ビートルズ、2人が夜の街で出会った運命の瞬間 「ジョン・レノン 最後の3日間」Chapter1
ポールがアイヴァンに連れられて教会の講堂に入ると、クオリーメンのメンバーが次のセットの準備をしているところだった。
ジョンは、札付きの不良として知られていた。何でも、実の母親ではなく叔母と同居しているらしい。町のうわさでは、父親はジョンを捨てて出ていき、母親は別の男と同棲して未婚のまま娘を二人もうけているということだった。
蘇った母の記憶
そのとき突然、ポールの胸に自分の母親の記憶が蘇った。
ポールの母、メアリー・マッカートニーが入院したのは、その前の年の10月29日のことだった。
入院の理由は、ポールにも、弟のマイクにも知らされていなかった。そしてその2日後、ハロウィーンの日に、メアリーは亡くなった。ポールが後で知ったところでは、原因は乳がんだったという。

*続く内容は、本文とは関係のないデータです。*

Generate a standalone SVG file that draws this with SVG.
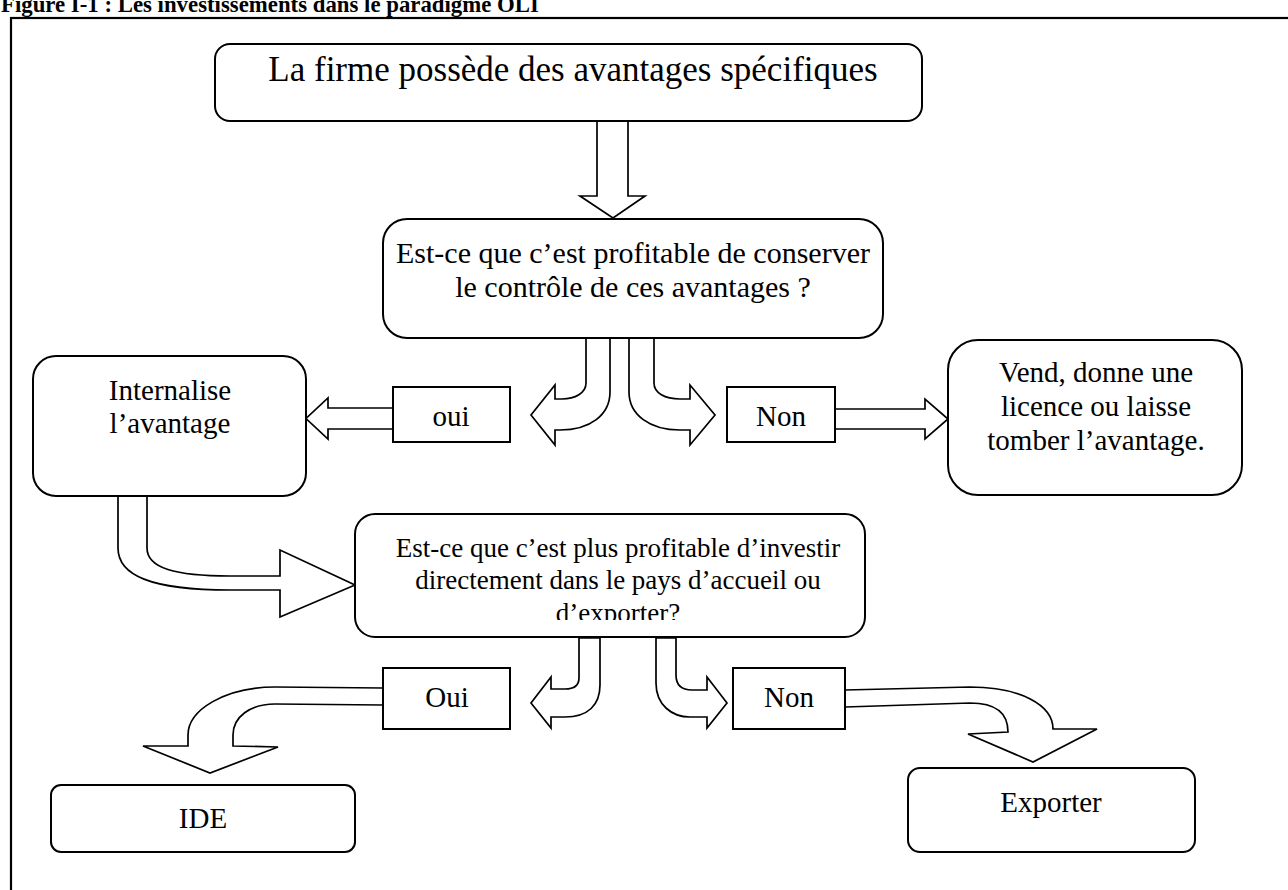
<svg xmlns="http://www.w3.org/2000/svg" width="1288" height="890" viewBox="0 0 1288 890">
<style>
  .box{fill:#fff;stroke:#000;stroke-width:2}
  .arr{fill:#fff;stroke:#000;stroke-width:1.7;stroke-linejoin:miter}
  .t{font-family:"Liberation Serif","Times New Roman",serif;font-size:29px;fill:#000;text-anchor:middle}
  .title{font-family:"Liberation Serif","Times New Roman",serif;font-size:22.8px;font-weight:bold;fill:#000}
</style>
<defs>
  <clipPath id="clip3"><rect x="355" y="514" width="510" height="106"/></clipPath>
</defs>
<rect width="1288" height="890" fill="#fff"/>
<text class="title" x="1" y="12">Figure I-1 : Les investissements dans le paradigme OLI</text>
<rect x="11" y="18" width="1300" height="900" fill="none" stroke="#000" stroke-width="2.2"/>

<g id="connectors">
  <path class="arr" d="M597,121 L597,196 L580,196 L613,218 L645,196 L628,196 L628,121 Z"/>
  <path class="arr" d="M586,337 L586,383 C586,393 575,399 562,399 L555,399 L555,385 L531,415 L555,445 L555,430 L560,430 C590,430 610,415 610,392 L610,337 Z"/>
  <path class="arr" d="M629,338 L629,392 C629,415 650,430 680,430 L690,430 L690,445 L715,415 L690,385 L690,399 L680,399 C665,399 654,393 654,383 L654,338 Z"/>
  <path class="arr" d="M393,408 L328,408 L328,398 L306,418.5 L328,439 L328,429 L393,429"/>
  <path class="arr" d="M835,409 L925,409 L925,399 L948,419 L925,439 L925,429 L835,429"/>
  <path class="arr" d="M118,494 L118,548 C118,575 150,590 230,590 L280,590 L280,617 L355,585 L280,550 L280,576 L230,576 C175,576 147,568 147,548 L147,494 Z"/>
  <path class="arr" d="M579,638 L579,678 C579,686 574,689 565,689 L551,689 L551,677 L531,703 L551,728 L551,717 L565,717 C588,717 600,705 600,685 L600,638 Z"/>
  <path class="arr" d="M656,638 L656,683 C656,705 672,717 690,717 L707,717 L707,728 L727,703 L707,677 L707,690 L692,690 C682,690 676,685 676,675 L676,638 Z"/>
  <path class="arr" d="M383,688 L275,687 C225,687 188,710 188,735 L188,746 L143,746 L210,773 L278,747 L233,746 L233,735 C233,717 250,704 275,704 L383,705"/>
  <path class="arr" d="M845,690 L970,687 C1020,687 1053,705 1053,729 L1097,729 L1033,762 L968,734 L1008,732 C1008,712 995,703 970,703 L845,707"/>
</g>

<g id="n1">
  <rect class="box" x="215" y="44" width="707" height="77" rx="15"/>
  <text class="t" x="573" y="81" style="font-size:35px">La firme possède des avantages spécifiques</text>
</g>
<g id="n2">
  <rect class="box" x="383" y="219" width="500" height="119" rx="24"/>
  <text class="t" x="633" y="263" style="font-size:30px">Est-ce que c’est profitable de conserver</text>
  <text class="t" x="633" y="297" style="font-size:30px">le contrôle de ces avantages ?</text>
</g>
<g id="n3">
  <rect class="box" x="33" y="356" width="273" height="140" rx="23"/>
  <text class="t" x="170" y="400">Internalise</text>
  <text class="t" x="170" y="433">l’avantage</text>
</g>
<g id="n4">
  <rect class="box" x="393" y="387" width="117" height="55"/>
  <text class="t" x="451" y="426">oui</text>
</g>
<g id="n5">
  <rect class="box" x="727" y="387" width="108" height="55"/>
  <text class="t" x="781" y="426">Non</text>
</g>
<g id="n6">
  <rect class="box" x="948" y="340" width="294" height="155" rx="30"/>
  <text class="t" x="1096" y="382">Vend, donne une</text>
  <text class="t" x="1096" y="416">licence ou laisse</text>
  <text class="t" x="1096" y="450">tomber l’avantage.</text>
</g>
<g id="n7">
  <rect class="box" x="355" y="514" width="510" height="123" rx="20"/>
  <text class="t" x="618" y="557" style="font-size:27px">Est-ce que c’est plus profitable d’investir</text>
  <text class="t" x="618" y="589" style="font-size:27px">directement dans le pays d’accueil ou</text>
  <text class="t" x="618" y="622" style="font-size:27px" clip-path="url(#clip3)">d’exporter?</text>
</g>
<g id="n8">
  <rect class="box" x="383" y="668" width="127" height="61"/>
  <text class="t" x="447" y="707">Oui</text>
</g>
<g id="n9">
  <rect class="box" x="733" y="668" width="112" height="61"/>
  <text class="t" x="789" y="707">Non</text>
</g>
<g id="n10">
  <rect class="box" x="51" y="785" width="304" height="67" rx="10"/>
  <text class="t" x="203" y="828">IDE</text>
</g>
<g id="n11">
  <rect class="box" x="908" y="768" width="287" height="84" rx="12"/>
  <text class="t" x="1051" y="812">Exporter</text>
</g>
</svg>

その日から8カ月が経っていたが、母を亡くした強い悲しみはいまもポールの心を締め付けた。そのころから、ポールは音楽にのめり込むようになった。弟のマイクは、いみじくもこう言ったという。
「母親を亡くして、ギターに出会ったってわけか」
ポールの父、ジムは、若いころジャズ・ミュージシャンとして活動していたことがあり、「歌か楽器ができれば、パーティーに呼んでもらえるようになるぞ」とポールによく言っていた。
ポールが最初に手にした楽器は、トランペットだった。だが、エルヴィス・プレスリー、そして「キング・オブ・スキッフル」ことロニー・ドネガンの音楽に出会ったとたん、ポールはラッシュワース・アンド・ドリーパー楽器店に出かけていって、トランペットをゼニスのギターと交換したのだった。
ただし、問題がひとつあった。ギターは右利きの人用に作られていたが、ポールは左利きなのだ。そこでポールは、ギターを逆向きに、つまり、右手で指板を持って弦を押さえ、左手で弦を鳴らして弾けるように練習した。
セント・ピーターズ教会の講堂で、ポールは置いてあったギターをふと手に取った。
弾き始めたのは、数日前に覚えたばかりの「トゥエンティ・フライト・ロック(Twenty Flight Rock)」。映画『女はそれを我慢できない』でエディ・コクランが演奏していた曲だ。
ただでさえかなり難易度の高い曲だが、ポールの場合さらにギターを逆向きに持って弾かなくてはならない。
それでも、いまや「エルヴィスみたいになる」ことだけを人生の目標に据えていたポールは、いかにも余裕しゃくしゃくといったていで、この気まぐれに始めたパフォーマンスをこなしてみせた。